A força do tambor feminino

O bloco de carnaval formado por 250 mulheres para “empoderá-las” por meio da música

Por MARINA ROSSI, do El Pais 

Beth Beli, na sede do Ilú Obá De Min. (VICTOR MORIYAMA)

Os fiéis do candomblé, religião de origem africana, acreditam que são filhos de orixás, de quem herdam suas características. Filhos de Iansã, por exemplo, são independentes e determinados. Filhos de Oxossi são guerreiros e têm sempre a sua presença notada. Elizabeth Belizário, ou apenas Beth Beli como costuma ser chamada, é a mistura do orixá da floresta – Oxossi – com a senhora dos ventos e da tempestade – Iansã. Sua “coroa” – termo usado para designar o terceiro orixá que rege as características mais predominantes – em todo caso, pertence a Xangô, o rei que representa a justiça. Isso pode explicar muito de sua história.

Aos 47 anos, Beth é a presidenta – “com A”, como ela diz – do Ilú Obá De Min, um coletivo paulistano de tambores composto somente por mulheres. Fundado em 2004 com 30 representantes femininas, hoje, 11 anos depois, são 250. No carnaval deste ano em São Paulo, o bloco se apresentou duas vezes: na sexta-feira e no domingo. Cerca de 15.000 pessoas foram arrastadas pelas ruas da cidade para acompanhar o cortejo que é regido pela cultura da África e pelo candomblé. Os tambores e repiques em tons africanos são acompanhados pela apresentação dos orixás, representados por bailarinos caracterizados, caminhando em enormes pernas de pau.

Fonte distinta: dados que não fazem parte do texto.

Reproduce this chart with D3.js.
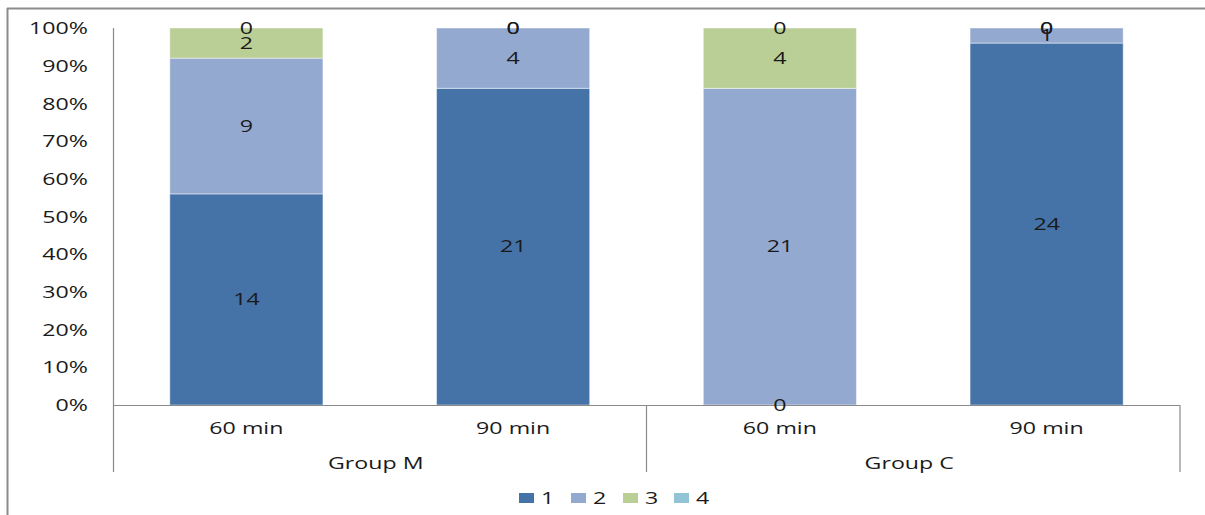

Nascida na Brasilândia, bairro pobre da zona norte de São Paulo, Beth é a caçula de três irmãos. A mãe, de origem indígena, era dona de casa. O pai, negro, era militar. A família era católica e por isso, Beth foi batizada, ia à missa e comungava. Estudou em colégio militar até o Ensino Médio. “Chegando a uma certa idade, eu não aguentei mais a rigidez do colégio militar e pedi para sair”, diz ela. Adolescente, começou a frequentar escolas de samba. Foi nesse momento que iniciou sua carreira como música, tocando percussão, o que a aproximou do candomblé. O tambor faz o ritmo nos rituais da religião, e é elemento de transcendência de seus fiéis.

Graças ao seu trabalho, viajou para diversos países em apresentações e shows. “Meu pai me dizia: Você tem que se dar bem, independente do que você faça”, diz ela. Antes de viajar pelo mundo, Beth tocou nos blocos carnavalescos Banda Lá e posteriormente no Ori Axé (que significa “a força da cabeça”), ambos formados por homens e mulheres, em sua maioria negros. Nesses blocos, Beth achava injusto que apenas negros pudessem participar. Por isso, quando saiu, prometeu que só voltaria aos blocos “se fosse para trabalhar para Xangô”, o orixá da justiça. Assim, em 2004 se juntou a outras duas músicas, Sandra Campos e Sônia Leite, e juntas formaram o Ilú Obá De Min (que significa “mãos femininas que tocam tambor para Xangô”). “Eu tinha esse desejo, que a bateria fosse só feminina”, diz. “Até pela minha história. Se o tambor me empoderou tanto, por que não empoderar tantas outras mulheres?”.